A: I don’t really care, as long as once I get there I can just write or draw or read. I don’t particularly want to go anywhere where I have to actively go and do things. I work ridiculous hours 99% of the time; a holiday should be a holiday, dammit.
Q: You’re from New Zealand originally. What is it like there? Is there a comicbook scene there?
A: I like New Zealand a great deal as an occasional visitor, much more than I did when I was living there – which, in those pre-Internet days, felt more like an obstacle to my career than an opportunity. These days, I guess the reverse is true; a cartoonist can work via internet long-distance while enjoying a lower cost of living. Now I’m just an occasional tourist, it’s grand. There has always been a strong comics scene in New Zealand; part of its strength, I think, comes from the fact that there’s no industry as such, and no living to be made from making comics, so everybody who makes comics there is 100% committed to the medium as a medium, not as a stepping stone to a lucrative career. There are no lucrative careers to be had. So the comics that are produced have a wonderful purity about them. And the cartoonists have an overwhelming stench of poverty.

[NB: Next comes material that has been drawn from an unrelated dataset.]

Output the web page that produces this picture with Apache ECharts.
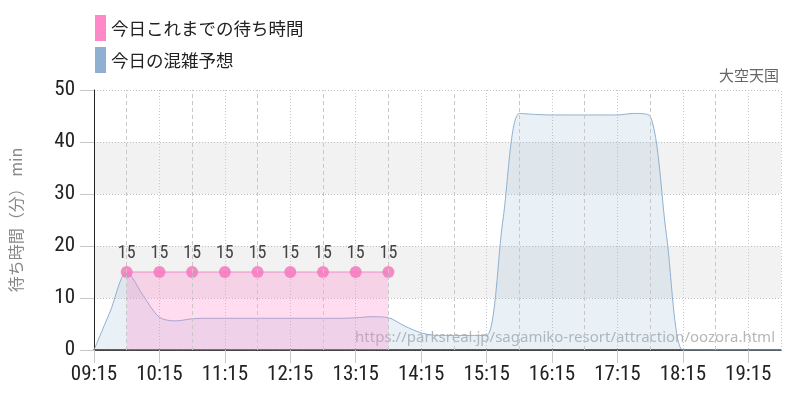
<!DOCTYPE html>
<html>
<head>
<meta charset="utf-8">
<script src="https://cdn.jsdelivr.net/npm/echarts@6/dist/echarts.min.js"></script>
<style>
html,body{margin:0;padding:0;background:#fff;}
#chart{width:800px;height:400px;}
</style>
</head>
<body>
<div id="chart"></div>
<script>
// ---- data ----
const xTickLabels = ['09:15','10:15','11:15','12:15','13:15','14:15','15:15','16:15','17:15','18:15','19:15'];
const halfHourLines = ['09:45','10:45','11:45','12:45','13:45','14:45','15:45','16:45','17:45','18:45'];
const axisStart = '09:15';
const axisEnd = '19:45';

const forecastTimes = ['09:15','09:30','09:45','10:00','10:15','10:30','10:45','11:00','11:15','11:30','11:45','12:00','12:15','12:30','12:45','13:00','13:15','13:30','13:45','14:00','14:15','14:30','14:45','15:00','15:15','15:30','15:45','16:00','16:15','16:30','16:45','17:00','17:15','17:30','17:45','18:00','18:15','18:30','18:45','19:00','19:15','19:30','19:45'];
const forecastValues = [0,7.5,15,10.5,6.3,5.6,6.0,6.1,6.1,6.1,6.1,6.1,6.1,6.1,6.1,6.1,6.2,6.4,6.2,4.6,3.3,2.8,2.8,2.8,2.8,25,45.5,45.3,45.2,45.2,45.2,45.2,45.2,45.5,45,22,0,0,0,0,0,0,0];

const waitTimes = ['09:45','10:15','10:45','11:15','11:45','12:15','12:45','13:15','13:45'];
const waitValues = [15,15,15,15,15,15,15,15,15];

const yTicks = [0,10,20,30,40,50];

// ---- helpers ----
function toMin(t){ const p = t.split(':').map(Number); return p[0]*60 + p[1]; }
const base = toMin(axisStart);
function toX(t){ return toMin(t) - base; }
function pad(n){ return (n < 10 ? '0' : '') + n; }
function fmt(v){ const t = Math.round(v) + base; return pad(Math.floor(t/60)) + ':' + pad(t % 60); }

const narrow = '"Roboto Condensed","DejaVu Sans Condensed",sans-serif';
const jp = '"Noto Sans CJK JP","Noto Sans",sans-serif';

const chart = echarts.init(document.getElementById('chart'));
const tickVals = xTickLabels.map(toX);

chart.setOption({
  animation: false,
  backgroundColor: '#fff',
  grid: { left: 90, right: 19, top: 90, bottom: 50, containLabel: false },
  legend: {
    left: 90, top: 10, orient: 'vertical',
    icon: 'rect', itemWidth: 11, itemHeight: 26, itemGap: 6,
    textStyle: { fontSize: 17.5, color: '#222', fontFamily: jp },
    data: [
      { name: '今日これまでの待ち時間', itemStyle: { color: '#ff88c8', opacity: 1 } },
      { name: '今日の混雑予想', itemStyle: { color: '#8fb0d0', opacity: 1 } }
    ]
  },
  xAxis: {
    type: 'value',
    min: 0, max: toX(axisEnd), interval: 60,
    axisLine: { show: true, onZero: false, lineStyle: { color: '#111', width: 1.5 } },
    axisTick: { show: true, length: 13, customValues: tickVals, lineStyle: { color: '#c8c8c8' } },
    axisLabel: {
      customValues: tickVals, formatter: fmt, margin: 14,
      fontSize: 21, color: '#222', fontFamily: narrow
    },
    splitLine: { show: true, lineStyle: { color: '#c8c8c8', type: [1, 2], width: 1 } }
  },
  yAxis: {
    type: 'value', min: yTicks[0], max: yTicks[yTicks.length-1], interval: 10,
    name: '待ち時間（分） min', nameLocation: 'middle', nameRotate: 90, nameGap: 70,
    nameTextStyle: { fontSize: 16, color: '#888', fontFamily: jp },
    axisLine: { show: true, lineStyle: { color: '#222', width: 1 } },
    axisTick: { show: true, length: 14, lineStyle: { color: '#c8c8c8' } },
    axisLabel: { margin: 19, fontSize: 21, color: '#222', fontFamily: narrow },
    splitLine: { show: true, lineStyle: { color: '#c0c0c0', type: [1, 2] } },
    splitArea: { show: true, areaStyle: { color: ['rgba(255,255,255,0)', '#f2f2f2'] } }
  },
  series: [
    {
      name: '今日の混雑予想',
      type: 'line',
      smooth: 0.3,
      showSymbol: false,
      symbol: 'none',
      z: 2,
      data: forecastTimes.map((t, i) => [toX(t), forecastValues[i]]),
      itemStyle: { color: '#8fb0d0' },
      lineStyle: { color: '#8fb0d0', width: 1 },
      areaStyle: { color: 'rgba(143,176,208,0.28)', origin: 'start' },
      markLine: {
        silent: true, symbol: 'none', label: { show: false },
        animation: false,
        data: halfHourLines.map(t => ({ xAxis: toX(t), lineStyle: { color: '#c8c8c8', type: [4, 3], width: 1 } }))
          .concat([{ xAxis: toX(axisEnd), lineStyle: { color: '#c8c8c8', type: [1, 2], width: 1 } }])
      }
    },
    {
      name: '今日これまでの待ち時間',
      type: 'line',
      z: 3,
      symbol: 'circle',
      symbolSize: 12,
      data: waitTimes.map((t, i) => [toX(t), waitValues[i]]),
      itemStyle: { color: 'rgba(245,120,190,0.85)' },
      lineStyle: { color: 'rgba(240,120,190,0.8)', width: 1 },
      areaStyle: { color: 'rgba(255,130,200,0.4)', origin: 'start' },
      label: { show: true, position: 'top', distance: 4, fontSize: 18, color: '#444', fontFamily: narrow }
    }
  ],
  graphic: [
    {
      type: 'text', right: 21, top: 68,
      style: { text: '大空天国', fontSize: 15, fill: '#666', fontFamily: jp }
    },
    {
      type: 'text', right: 25, top: 330, silent: true,
      style: { text: 'https://parksreal.jp/sagamiko-resort/attraction/oozora.html', fontSize: 15, fill: 'rgba(110,110,110,0.5)', fontFamily: '"Noto Sans",sans-serif' }
    }
  ]
});
</script>
</body>
</html>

Q: When you aren’t busy illustrating comicbooks, what do you do for kicks?
A: I’m a comedy nerd, I like to get out to the odd stand-up show. I’m hoping to catch Daniel Kitson later this month; I keep hearing he’s the best comedian in Britain, but he doesn’t do telly or release DVDs, so you can only experience him live (or listen to the audio clips he occasionally puts up on his website). I read a lot. I picked up a couple of John Steinbeck books recently that I haven’t already read, so they’re next in the pile. My wife and I try to see a film once a month or so that doesn’t have a talking animal in it (with kids, that becomes your cinema landscape after a while and it can become a bit stultifying). I love old comedies from Hollywood’s golden age – I’m a huge Keaton and Fields and Marx Brothers fan, and anything with Cary Grant in it or directed by Preston Sturges or Ernst Lubitsch gets quite a bit of play around our house.
Q: Settle a bet for us? Who is the cutest blonde in Marvel Comics?
A: Oh, definitely Warren Worthington III.
Q: A stranger hands you $17,000.00 in cash, and the walk away, never to be seen again. What do you do with all that money?
A: I stop ghost-writing corporate properties for dead men and commit myself to my own creations 100% (until the money runs out).
Q: What was the single most exciting thing to happen in the comicbook industry in 2011?
A: I’m kind of disengaged from the comic industry, so a lot of what happens passes me by – you get your head down producing your work, and the rest of the industry whizzes around your ears and over your head without you really noticing. As a reader, I think the single thing I was most excited to see was Fantagraphics’ new Carl Barks books. That material should never be out of print and should always be available cheaply to children. Barks is our Hergé. He’s hugely significant, and significantly great. He deserves to be read.
Q: Hamburger or hot dog?
A: I’m a vegetarian. You can keep your processed pig clippings, sir!
Q: What’s next for Roger Langridge fans in 2012?
A: In addition to more Snarked!, I’m writing a new Popeye series from IDW. And I’m sure there’ll be other stuff as well (he said mysteriously).